Analyzing the present status of the native Jews in Algeria, the author of the article, Varian Fry, who directed refugee work in France at one time, comes to the conclusion that the “unbiased specialist” of the State Department to whom the Undersecretary of State referred in his reply to Baron Edouard de Rothschild’s criticizm of Gen. Giraud’s action, either missed important points or was trying to evade them.

“Before the adoption of the Cremieux decree, the Jews, like the Arabs, had their own laws, their own courts, their own marital and inheritance customs,” Mr. Fry writes. “With the adoption of the Cremieux decree these disappeared. The Arabs still have these privileges but the Jews do not. Thus General Giraud’s decision places the Jews of Algeria on an even lower basis than the Arabs, for it deprives them of French citizenship without granting them even limited self-government, such as the Arab community enjoys.

“It has not yet been announced, if it has been decided, under just what conditions the Jews of Algeria may again become French citizens. Constitutionally, the law of 1919 ought now to apply to them. If it did, in theory at least, they would be able to resume their citizenship in three months by fulfilling certain conditions. But Mr. Welles’ informant says that in the near future a procedure will be established whereby native Algerian Jews who desire to become citizens may acquire citizenship.’ This can only mean that the law of 1919 has also been abrogated, at least insofar as it concerns the Jews of Algeria, In that case, the General’s decision deprives Jews of even the right enjoyed by the Arabs to become French citizens. If, later, the Jews are placed under the naturalization law of 1927, as modified in 1935 – the only other existing naturalization law available – it will be five years before they can resume full French citizenship and ten years before they can hold public offices open to French citizens.

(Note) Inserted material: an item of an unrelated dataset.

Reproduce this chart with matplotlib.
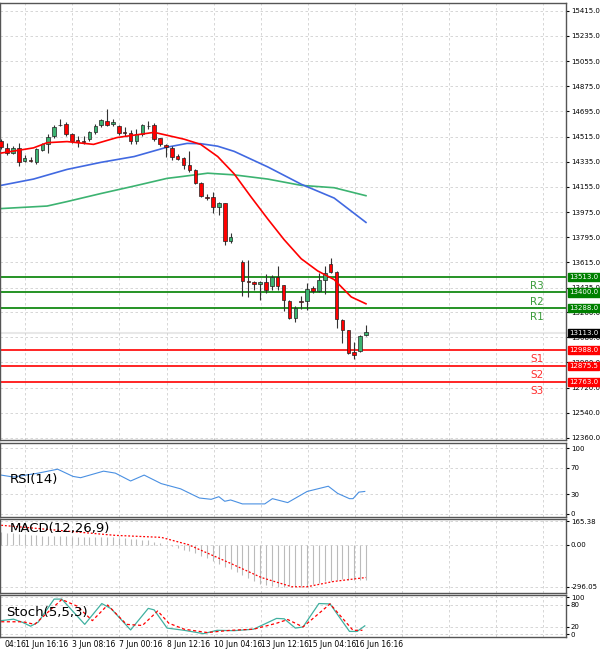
import matplotlib
matplotlib.use("Agg")
import matplotlib.pyplot as plt
import numpy as np

# candle slots (slot 40 is empty)
idx = list(range(0, 40)) + list(range(41, 63))
opens = [14484, 14434, 14397, 14434, 14340, 14347, 14335, 14422, 14464, 14521,
         14595, 14607, 14533, 14488, 14484, 14496, 14545, 14595, 14627, 14602,
         14588, 14545, 14538, 14484, 14533, 14588, 14595, 14503, 14454, 14434,
         14379, 14365, 14310, 14273, 14186, 14082, 14082, 14013, 14037, 13765,
         13621, 13480, 13472, 13463, 13472, 13448, 13512, 13450, 13339, 13220,
         13339, 13339, 13433, 13413, 13492, 13604, 13547, 13202, 13133, 12972,
         12984, 13096]
closes = [14439, 14397, 14434, 14335, 14365, 14340, 14429, 14459, 14513, 14583,
          14600, 14533, 14484, 14476, 14479, 14545, 14588, 14632, 14600, 14620,
          14538, 14540, 14484, 14533, 14595, 14593, 14496, 14459, 14439, 14372,
          14355, 14310, 14273, 14186, 14087, 14077, 14008, 14037, 13765, 13797,
          13480, 13475, 13463, 13477, 13418, 13510, 13448, 13344, 13215, 13289,
          13331, 13423, 13413, 13492, 13542, 13547, 13207, 13133, 12967, 12955,
          13091, 13116]
highs = [14496, 14471, 14446, 14471, 14384, 14372, 14434, 14471, 14533, 14595,
         14637, 14620, 14538, 14521, 14521, 14558, 14603, 14637, 14711, 14637,
         14595, 14583, 14563, 14570, 14607, 14625, 14612, 14508, 14464, 14446,
         14389, 14372, 14409, 14285, 14191, 14107, 14117, 14045, 14037, 13827,
         13629, 13629, 13480, 13485, 13530, 13522, 13587, 13455, 13344, 13306,
         13373, 13468, 13448, 13542, 13587, 13646, 13554, 13207, 13133, 13046,
         13096, 13170]
lows = [14429, 14384, 14389, 14305, 14330, 14330, 14322, 14409, 14397, 14508,
        14588, 14521, 14471, 14439, 14464, 14484, 14533, 14583, 14593, 14588,
        14528, 14521, 14459, 14464, 14521, 14570, 14484, 14446, 14372, 14347,
        14347, 14285, 14265, 14174, 14082, 14062, 13968, 13951, 13740, 13752,
        13373, 13368, 13418, 13349, 13398, 13418, 13418, 13269, 13207, 13190,
        13282, 13274, 13398, 13406, 13386, 13542, 13145, 13041, 12960, 12922,
        12977, 13091]

# moving averages, sampled along the curves
ma_red_x = [0, 5.5, 7.8, 11.2, 15.7, 19.7, 26, 31.1, 33.9, 36.8, 39.6, 42.4, 45.3, 48.1, 51, 53.8, 56.6, 59.5, 62]
ma_red_y = [14397, 14434, 14471, 14479, 14459, 14508, 14545, 14496, 14459, 14372, 14248, 14087, 13926, 13777,
            13641, 13554, 13492, 13368, 13319]
ma_blue_x = [0, 5.5, 11.2, 16.9, 22.6, 28.2, 31.6, 33.9, 36.8, 39.6, 45.3, 51, 56.6, 62]
ma_blue_y = [14166, 14211, 14280, 14330, 14372, 14439, 14466, 14464, 14446, 14409, 14298, 14174, 14075, 13901]
ma_green_x = [0, 7.8, 11.2, 16.9, 22.6, 28.2, 31.1, 35.1, 39.6, 45.3, 51, 56.6, 62]
ma_green_y = [14000, 14018, 14050, 14107, 14161, 14216, 14231, 14253, 14241, 14211, 14166, 14149, 14092]

res_levels = [13513.0, 13400.0, 13288.0]
res_names = ["R3", "R2", "R1"]
sup_levels = [12988.0, 12875.5, 12763.0]
sup_names = ["S1", "S2", "S3"]
last_price = 13113.0
price_ticks = [15415, 15235, 15055, 14875, 14695, 14515, 14335, 14155, 13975, 13795,
               13615, 13435, 13260, 13080, 12900, 12720, 12540, 12360]

rsi_x = [0, 2.1, 6.3, 9.6, 12.2, 13.5, 17.4, 19.4, 22, 24.3, 27.2, 30.5, 33.7, 35.7, 37, 38, 39, 41,
         44.8, 46.1, 48.7, 52, 55.6, 57.2, 59.2, 59.8, 60.8, 61.8]
rsi_y = [59, 56, 62, 68, 57, 55, 65, 62, 50, 59, 46, 38, 24, 22, 26, 19, 21, 15,
         15, 23, 17, 34, 42, 31, 23, 23, 33, 34]

macd_hist = [87, 84, 80, 76, 73, 69, 65, 63, 62, 60, 59, 58, 57, 56, 55, 54, 53, 52, 51, 51,
             48, 45, 41, 38, 35, 31, 20, 10, 0, -12, -24, -36, -48, -60, -77, -95, -118,
             -136, -154, -171, -189, -210, -232, -253, -274, -282, -290, -296, -295, -294,
             -292, -290, -288, -280, -270, -259, -254, -250, -245, -247, -249, -250, -251]
sig_x = [0, 19.4, 27.2, 31.8, 39, 44.2, 49.4, 52, 56.5, 62]
sig_y = [136, 65, 51, 0, -132, -231, -296, -296, -259, -231]

k_x = [0, 2.1, 3.7, 5, 6.3, 9, 10.3, 14.2, 17.1, 18.7, 22, 25, 26, 28.2, 31.1, 34.4, 36.7, 39.6,
       42.9, 46.8, 48.1, 50, 51.3, 54, 55.9, 59.2, 60.5, 61.8]
k_y = [37, 41, 32, 22, 33, 95, 95, 27, 83, 69, 12, 70, 66, 17, 11, 2, 11, 10,
       14, 43, 42, 17, 20, 83, 82, 8, 8, 23]
d_x = [0, 3.7, 5.7, 10.3, 12.9, 15.5, 18.1, 21.3, 24, 26.6, 28.5, 31.1, 35, 39, 42.9, 46.8, 48.7,
       51.3, 55.9, 59.8, 61.4]
d_y = [34, 34, 27, 94, 76, 37, 79, 27, 24, 63, 30, 14, 5, 11, 14, 30, 40, 20, 82, 11, 11]

date_labels = ["04:16", "1 Jun 16:16", "3 Jun 08:16", "7 Jun 00:16", "8 Jun 12:16",
               "10 Jun 04:16", "13 Jun 12:16", "15 Jun 04:16", "16 Jun 16:16"]

W, H = 600, 654
fig = plt.figure(figsize=(6, 6.54), dpi=100)
fig.patch.set_facecolor("white")
XMAX = 96
axes = []


def panel(top, bottom):
    ax = fig.add_axes([0, 1 - bottom / H, 566 / W, (bottom - top) / H])
    ax.yaxis.tick_right()
    ax.tick_params(axis="y", labelsize=5, length=2, pad=1.5)
    ax.set_xticks(np.arange(-3.9, XMAX, 8))
    ax.tick_params(axis="x", length=0, labelbottom=False)
    ax.grid(True, color="#d0d0d0", ls=(0, (3, 3)), lw=0.6)
    for s in ax.spines.values():
        s.set_color("#555555")
        s.set_linewidth(1.0)
    axes.append(ax)
    return ax


ax = panel(3, 440)
ax.set_ylim(12345, 15470)
ax.set_yticks(price_ticks)
ax.set_yticklabels([f"{p}.0" for p in price_ticks])
for i, o, c, h, l in zip(idx, opens, closes, highs, lows):
    ax.vlines(i, l, h, color="#333333", lw=0.8, zorder=3)
    col = "#3cb371" if c >= o else "#ff0000"
    ax.bar(i, max(abs(c - o), 4), bottom=min(o, c), width=0.6, color=col,
           edgecolor="#222222", lw=0.5, zorder=4)
ax.plot(ma_green_x, ma_green_y, color="#3cb371", lw=1.2, zorder=2)
ax.plot(ma_blue_x, ma_blue_y, color="#4169e1", lw=1.2, zorder=2)
ax.plot(ma_red_x, ma_red_y, color="#ff0000", lw=1.2, zorder=5)
ax.axhline(last_price, color="#e8e8e8", lw=1.5, zorder=1)
for lv, nm in zip(res_levels, res_names):
    ax.axhline(lv, color="#008000", lw=1.2, zorder=2)
    ax.text(91, lv - 30, nm, color="#3c9c3c", fontsize=7.5, ha="center", va="top")
for lv, nm in zip(sup_levels, sup_names):
    ax.axhline(lv, color="#ff0000", lw=1.2, zorder=2)
    ax.text(91, lv - 30, nm, color="#ff3030", fontsize=7.5, ha="center", va="top")


def price_box(v, fc, txt):
    ax.annotate(txt, xy=(1.0, v), xycoords=("axes fraction", "data"), xytext=(2.5, 0),
                textcoords="offset points", fontsize=5, color="white", va="center",
                bbox=dict(boxstyle="square,pad=0.15", fc=fc, ec=fc), zorder=10)


for lv in res_levels:
    price_box(lv, "#008000", f"{lv:.1f}")
for lv in sup_levels:
    price_box(lv, "#ff0000", f"{lv:.1f}")
price_box(last_price, "#000000", f"{last_price:.1f}")

# RSI
ax2 = panel(443, 517)
ax2.set_ylim(-5, 108)
ax2.set_yticks([0, 30, 70, 100])
ax2.plot(rsi_x, rsi_y, color="#4a90e2", lw=0.8)
ax2.text(1.5, 52, "RSI(14)", fontsize=9.5, va="center")

# MACD
ax3 = panel(519, 593)
ax3.set_ylim(-340, 180)
ax3.set_yticks([165.38, 0, -296.05])
ax3.set_yticklabels(["165.38", "0.00", "-296.05"])
ax3.vlines(range(len(macd_hist)), 0, macd_hist, color="#bbbbbb", lw=0.8)
ax3.plot(sig_x, sig_y, color="#ff0000", lw=0.9, ls=(0, (1.5, 1.5)))
ax3.text(1.5, 115, "MACD(12,26,9)", fontsize=9.5, va="center")

# Stochastic
ax4 = panel(595, 637)
ax4.set_ylim(-7, 106)
ax4.set_yticks([0, 20, 80, 100])
ax4.plot(k_x, k_y, color="#40b0a0", lw=0.9)
ax4.plot(d_x, d_y, color="#ff0000", lw=0.9, ls=(0, (2.5, 2)))
ax4.text(0.8, 58, "Stoch(5,5,3)", fontsize=9.5, va="center")

for a in axes:
    a.set_xlim(-0.2, XMAX)
for j, lab in enumerate(date_labels):
    x = -3.9 + 8 * j
    ax4.text(x if j else 0.5, -14, lab, fontsize=5.5, ha="left", va="top",
             clip_on=False)

fig.savefig("out.png", dpi=100, facecolor="white")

STATUS OF JEWISH MEMBERS IN ELECTED BODIES REMAINS OBSCURE

“Furthermore,” the article continues, “while the Arabs enjoy limited representation in the Municipal and General Councils and the Financial Delegations, the Jews have no representation in these bodies as Jews. Those who were elected to these bodies were elected as French citizens. When Vichy’s abrogation of the Cremieux decree deprived them of their citizenship, they automatically lost their seats. Today they presumably have no representation at all, for although Giraud is said to have restored all public officials who were ousted because they were Jews, we have not been told even by Mr. Welles that he has restored the Jewish members of the elected bodies, Thus, in this respect also, General Giraud’s decision apparently places the Jews on an even lower footing than the Arabs.

“But what is perhaps most alarming of all is the assumption of legislative power implied in the decision. General Giraud might logically have announced that the territories under his control would return to the laws of the Republic. By announcing that some of those laws will be in effect and others not, he has arrogated to himself the powers of the French Parliament. And his decision to abrogate the Cremieux decree represents precisely the solution sought by the reactionary local administrators and planters, in defiance of Parliament. Furthermore, the fact that the native Jews of Algeria were the backbone of the Republican movement in North Africa and that depriving them of their citizenship may very well give the anti-Republicans a majority there, can hardly have been absent from the minds of those responsible for Giraud’s announcement,” Mr. Fry concludes.